Pour pallier la première critique, une solution consiste à introduire une taxation en deux parties : une certaine quantité d'émissions n'est pas soumise à taxation et seul l'excédent par rapport à ce niveau est taxé. Dans la figure 7, si E1 est le niveau d'émission non taxé et T le taux de taxation frappant l'excédent d'émission, l'entreprise est toujours incitée à réduire ses émissions de E0 à E*, mais ses paiements totaux correspondant à la taxation sont réduits à (c+d).

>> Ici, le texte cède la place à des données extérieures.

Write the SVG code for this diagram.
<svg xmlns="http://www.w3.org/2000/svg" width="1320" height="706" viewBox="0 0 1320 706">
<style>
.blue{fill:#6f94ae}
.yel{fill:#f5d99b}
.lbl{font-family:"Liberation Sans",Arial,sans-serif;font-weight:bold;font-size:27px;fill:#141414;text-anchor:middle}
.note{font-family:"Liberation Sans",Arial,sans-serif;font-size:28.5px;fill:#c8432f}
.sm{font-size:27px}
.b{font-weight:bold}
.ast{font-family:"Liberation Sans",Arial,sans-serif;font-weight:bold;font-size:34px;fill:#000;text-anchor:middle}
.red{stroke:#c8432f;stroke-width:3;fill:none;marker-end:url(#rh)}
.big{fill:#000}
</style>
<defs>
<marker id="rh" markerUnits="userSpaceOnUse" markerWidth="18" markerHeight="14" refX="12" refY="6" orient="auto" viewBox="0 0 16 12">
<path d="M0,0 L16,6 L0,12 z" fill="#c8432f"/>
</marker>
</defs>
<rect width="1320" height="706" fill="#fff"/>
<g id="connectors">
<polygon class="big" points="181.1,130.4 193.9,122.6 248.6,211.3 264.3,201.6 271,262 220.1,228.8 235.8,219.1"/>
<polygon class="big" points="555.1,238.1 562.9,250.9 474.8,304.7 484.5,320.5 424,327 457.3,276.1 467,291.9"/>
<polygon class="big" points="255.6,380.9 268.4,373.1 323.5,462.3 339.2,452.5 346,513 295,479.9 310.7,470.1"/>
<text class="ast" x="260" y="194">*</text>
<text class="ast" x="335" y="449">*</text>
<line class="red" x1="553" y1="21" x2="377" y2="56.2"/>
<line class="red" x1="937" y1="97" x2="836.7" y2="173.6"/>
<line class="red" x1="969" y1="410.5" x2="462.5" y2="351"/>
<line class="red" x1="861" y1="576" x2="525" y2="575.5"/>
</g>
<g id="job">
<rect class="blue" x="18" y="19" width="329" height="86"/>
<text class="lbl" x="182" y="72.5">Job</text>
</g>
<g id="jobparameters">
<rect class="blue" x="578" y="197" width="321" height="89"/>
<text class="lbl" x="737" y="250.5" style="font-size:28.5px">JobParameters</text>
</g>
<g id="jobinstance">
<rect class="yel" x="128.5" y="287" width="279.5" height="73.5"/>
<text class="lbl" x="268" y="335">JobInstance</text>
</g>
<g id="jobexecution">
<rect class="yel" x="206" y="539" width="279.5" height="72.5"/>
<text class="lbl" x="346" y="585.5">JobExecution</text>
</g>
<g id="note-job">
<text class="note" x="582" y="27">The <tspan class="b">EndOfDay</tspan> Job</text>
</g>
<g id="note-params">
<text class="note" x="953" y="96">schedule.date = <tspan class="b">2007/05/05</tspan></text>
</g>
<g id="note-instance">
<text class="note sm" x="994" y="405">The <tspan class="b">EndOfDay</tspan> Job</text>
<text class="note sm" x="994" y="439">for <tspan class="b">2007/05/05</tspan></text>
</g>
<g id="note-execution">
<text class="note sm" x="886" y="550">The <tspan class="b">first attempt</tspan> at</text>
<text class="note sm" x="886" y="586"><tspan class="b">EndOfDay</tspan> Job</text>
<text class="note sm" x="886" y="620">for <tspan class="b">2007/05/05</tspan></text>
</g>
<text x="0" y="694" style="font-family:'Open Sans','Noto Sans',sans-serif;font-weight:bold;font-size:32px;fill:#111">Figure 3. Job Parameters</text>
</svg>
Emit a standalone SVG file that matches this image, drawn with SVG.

Il est plus difficile de faire face à la deuxième critique, d'autant plus que bon nombre d'entreprises ont des fonctions CMR présentant des pentes réduites. Dans les deux cas de figure (CMR inconnue ou pente faible), le régulateur peut avoir beaucoup de difficultés à fixer le taux de taxation qui conduira à la réduction souhaitée des émissions. Cette critique explique en partie pourquoi bon nombre de régulateurs préfèrent opter pour des normes d'émission (quoique, d’un strict point de vue économique, le résultat puisse être atteint par une taxe fixée à un niveau susceptible d’être augmenté si ce niveau se révèle insuffisant pour atteindre l’objectif poursuivi).

Les permis d’émission négociables

Ces instruments incitatifs sont dotés d'un ensemble de caractéristiques qui leur confère un caractère original par rapport aux instruments analysés jusqu'à présent :

  • ils contiennent un volet normatif puisque les autorités définissent un plafond d'émissions impératif pour tous les opérateurs concernés ;
  • ils associent à ce plafond un nouvel actif financier, le permis (ou droit) d'émission, qui correspond à l'unité d'émission autorisée (t/an, par exemple) ;
  • le nombre total de permis mis en circulation correspond au plafond global fixé par la norme ;
  • les entités polluantes concernées reçoivent au démarrage du système un certain nombre de permis (quota) et sont ensuite libres de se les transférer, par achats/ventes ;
  • le système peut fonctionner dans un contexte international (tout comme, d’ailleurs, un système de taxation).

Les parties concernées par le système peuvent donc convenir du transfert d'une fraction d'émissions qui leur sont attribuées et qui sera ajoutée à la quantité attribuée à la partie qui l’acquiert et déduite de celle de la partie qui la cède. En d'autres termes, une partie qui ne peut atteindre ses objectifs en matière de dépollution pourra acheter un permis excédentaire à une partie dont les objectifs en matière de dépollution sont plus qu'atteints.

Le mécanisme des quotas (permis) échangeables est une manière d'atteindre un objectif de la collectivité (réduire des émissions polluantes) qui, défini politiquement, se concrétise par l'introduction d'une contrainte environnementale et de son niveau global (par exemple, réduire les émissions de 50 %) et l'application d'un mécanisme de marché (d'échanges marchands) dont on attend qu'il permette de réaliser l'objectif poursuivi au moindre coût pour les opérateurs concernés et, partant, pour la collectivité tout entière.

Ces dernières années, plusieurs marchés du carbone, par exemple, ont vu le jour et ceux-ci sont conçus, soit sur base volontaire (Chicago Climate Exchange), soit sur base contraignante (BlueNext où s'échangent les permis de l'EU-ETS (71) ). Ils peuvent donner lieu à des échanges de permis d'émission entre deux entités dont les engagements de réduction sont couverts par le même accord (protocole de Kyoto ou système EU-ETS ou, encore, Chicago). Selon les marchés, les échanges peuvent avoir lieu entre États (protocole de Kyoto) ou entre des agents émetteurs (EU-ETS ou Chicago).